Mas é com uma reposta específica que voltamos a passear pela história da comunicação: "A defesa do torcedor de pouc recurso, daquele que quase nunca vai ao Allianz ou sequer o conhece.." A teoria culturológica constrói, ou melhor, descontrói em partes que só exista uma versão manipuladora dos fatos, mas que há representatividade no processo. "a Cultura de Massa adequa-se aos desejos, às aspirações da massa tornando-se uma forma de auto-realização do que é suprimido na “vida real”…faz uma transição entre o real e o imaginário"

rincon

Rapper, negro, piercings no rosto, letras pesadas de contestação ao sistema, sinônimo de resistência de um Brasil de pouco dinheiro, pouco respeito, pouco amor, pouca relevância sob os holofotes. O cara que pronuncia de alma cheia: "Verde agora é a cor da inveja". O momento em que mais explodem recados e respingos pelo plasma desse produto. Explicamos.

Todo ser torcedor sabe dos padrões. O verde é classe, berço europeu, ostentação de valores monetários e sanguíneos. O alvinegro, a luta de classe, o pouco recurso, o negro, o gueto, o rap. Nem sempre verdadeiros e tantas vezes ignorantes, mas enraizados. A teoria diz ainda que a cultura de massa corrompe e desagrega as outras culturas, que não saem imunes a este contato. Que contestação gigante.

cor

Não, Marcelo. O problema dessa história é sentir que sua cultura foi incutida a um produto/pessoa/classe com a qual os seus semelhantes se habituram a rivalizar. Ser a contraposição. O que não é uma verdade absoluta, mas um padrão construído. Vê-lo desmoronar em um discurso tão intenso e cheio de significados vai causar, advinhem: raiva. Uma amizade intimíssima da inveja.

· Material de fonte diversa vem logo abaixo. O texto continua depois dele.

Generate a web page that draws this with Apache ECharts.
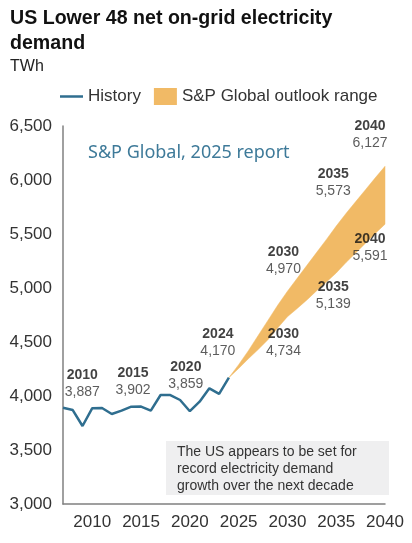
<!DOCTYPE html>
<html>
<head>
<meta charset="utf-8">
<script src="https://cdn.jsdelivr.net/npm/echarts@6/dist/echarts.min.js"></script>
<style>html,body{margin:0;padding:0;background:#fff}#c{width:412px;height:543px}</style>
</head>
<body>
<div id="c"></div>
<script>
// ---- data ----
const historyYears = [2007,2008,2009,2010,2011,2012,2013,2014,2015,2016,2017,2018,2019,2020,2021,2022,2023,2024];
const historyValues = [3892,3870,3722,3887,3889,3833,3864,3901,3902,3864,4009,4009,3963,3859,3947,4071,4019,4170];
const outlookYears = [2024,2025,2026,2027,2028,2029,2030,2031,2032,2033,2034,2035,2036,2037,2038,2039,2040];
const outlookLow  = [4170,4255,4345,4430,4520,4630,4734,4810,4890,4975,5055,5139,5235,5325,5415,5505,5591];
const outlookHigh = [4170,4290,4420,4560,4700,4840,4970,5090,5210,5330,5450,5573,5690,5800,5910,6020,6127];
const calloutYears  = [2010,2015,2020,2024,2030,2030,2035,2035,2040,2040];
const calloutValues = [3887,3902,3859,4170,4734,4970,5139,5573,5591,6127];
const xTickLabels = [2010,2015,2020,2025,2030,2035,2040];
const yTickLabels = [3000,3500,4000,4500,5000,5500,6000,6500];

// ---- label placement (styles, not data) ----
const calloutOffsets = [[-10,-25],[-8,-25],[-4,-36],[-11,-35],[-4,26],[-4,-31],[-3,23],[-3,-43],[-15,23],[-15,-32]];

const FONT = '"Liberation Sans", Arial, sans-serif';
const BAND = '#F1BA66';
const LINE = '#2F6E8F';
const fmt = v => v.toLocaleString('en-US');

const chart = echarts.init(document.getElementById('c'), null, {renderer:'canvas'});
const option = {
  animation: false,
  textStyle: {fontFamily: FONT},
  title: {
    text: 'US Lower 48 net on-grid electricity\ndemand',
    subtext: 'TWh',
    left: 10, top: 6, itemGap: 2, padding: 0,
    textStyle: {fontFamily: FONT, fontSize: 19.6, fontWeight: 'bold', color: '#111', lineHeight: 25},
    subtextStyle: {fontFamily: FONT, fontSize: 16, color: '#222', lineHeight: 18}
  },
  legend: {
    left: 60, top: 88, padding: 0,
    itemWidth: 23, itemHeight: 17, itemGap: 13,
    symbolKeepAspect: true,
    textStyle: {fontFamily: FONT, fontSize: 17, color: '#333'},
    data: [
      {name: 'History', icon: 'path://M0,0H23V2.5H0Z', itemStyle: {color: LINE}},
      {name: 'S&P Global outlook range', icon: 'rect', itemStyle: {color: BAND}}
    ]
  },
  grid: {left: 63, right: 27, top: 126, bottom: 39},
  xAxis: {
    type: 'value', min: 2007, max: 2040,
    axisLine: {show: true, lineStyle: {color: '#808080', width: 1.5}},
    axisTick: {show: false},
    splitLine: {show: false},
    axisLabel: {customValues: xTickLabels, fontSize: 17, color: '#333', margin: 10, fontFamily: FONT, formatter: v => String(v)}
  },
  yAxis: {
    type: 'value', min: 3000, max: 6500, interval: 500,
    axisLine: {show: true, lineStyle: {color: '#808080', width: 1.5}},
    axisTick: {show: false},
    splitLine: {show: false},
    axisLabel: {customValues: yTickLabels, fontSize: 17, color: '#333', margin: 11, fontFamily: FONT, formatter: v => fmt(v)}
  },
  series: [
    {
      name: 'S&P Global outlook range', type: 'custom', z: 2,
      itemStyle: {color: BAND},
      encode: {x: 0, y: [1, 2]},
      data: outlookYears.map((y, i) => [y, outlookLow[i], outlookHigh[i]]),
      renderItem: function (params, api) {
        if (params.dataIndex !== 0) return null;
        const upper = outlookYears.map((y, i) => api.coord([y, outlookHigh[i]]));
        const lower = outlookYears.map((y, i) => api.coord([y, outlookLow[i]])).reverse();
        return {
          type: 'polygon',
          shape: {points: upper.concat(lower)},
          style: {fill: BAND, stroke: BAND, lineWidth: 0.5}
        };
      }
    },
    {
      name: 'History', type: 'line', symbol: 'none', z: 5,
      itemStyle: {color: LINE},
      lineStyle: {color: LINE, width: 2.5},
      data: historyYears.map((y, i) => [y, historyValues[i]])
    },
    {
      name: 'callouts', type: 'scatter', symbolSize: 0, silent: true, z: 6,
      data: calloutYears.map((y, i) => ({
        value: [y, calloutValues[i]],
        label: {offset: calloutOffsets[i]}
      })),
      label: {
        show: true, position: 'inside', align: 'center', verticalAlign: 'middle',
        formatter: p => '{y|' + p.value[0] + '}\n{v|' + fmt(p.value[1]) + '}',
        rich: {
          y: {fontFamily: FONT, fontSize: 14, fontWeight: 'bold', color: '#111', lineHeight: 17, align: 'center'},
          v: {fontFamily: FONT, fontSize: 14, color: '#333', lineHeight: 17, align: 'center'}
        }
      }
    }
  ],
  graphic: [
    {
      type: 'text', left: 88, top: 144, z: 10,
      style: {text: 'S&P Global, 2025 report', fill: '#3E7A99', font: '18px "Noto Sans", "Open Sans", sans-serif'}
    },
    {
      type: 'group', left: 166, top: 441, z: 10,
      children: [
        {type: 'rect', shape: {x: 0, y: 0, width: 223, height: 54}, style: {fill: '#EFEFF0'}},
        {type: 'text', x: 11, y: 3, style: {
          text: 'The US appears to be set for\nrecord electricity demand\ngrowth over the next decade',
          fill: '#333', font: '14px ' + FONT, lineHeight: 17
        }}
      ]
    }
  ]
};
chart.setOption(option);
</script>
</body>
</html>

Padrões que começaram a existir, segundo Bernard Cohen: "Na maior parte do tempo, a imprensa pode não ter êxito em dizer aos leitores como pensar, mas é espantosamente exitosa em dizer aos leitores sobre o que pensar". Marcelo´s ou Gabriéi’s não nascem sabendo, em tese, o que é o significado base de Corinthians ou Palmeiras. São agendados desta maneira. Quem remete, define. 1920, essa teoria.

A nós, aqui, cabe pensar em outro aspecto. Com protagonismo ao palmeirense, o receptor que, segundo a teoria do Gatekeeper, "não leva em conta o contexto social em que a mensagem será publicada e sim sua própria percepção e suas experiências". Lembram dos tuítes que diziam "me arrepie, me emocionei, gritei, não comemorei, desabafei, chorei..". Desejos reprimidos por anos, ansiedade, descontrole apaixonado. A mensagem que a Puma dá é um libertário que diz a essas sensações todas:

"É normal, é nosso, é genuíno, é de todos, é o Palmeiras".

Golaço.

Se o verde é a cor da inveja, da esperança ou da arvoré na sua esquina, quem decide, é você. A Puma deu uma aula de meio, mensagem, significados, proporções e técnica. Além de um lindo manifesto, uma construção muito complexa que se explica pela história da comunicação e que, de verdade, só é arrogante na quantidade de talento empregada.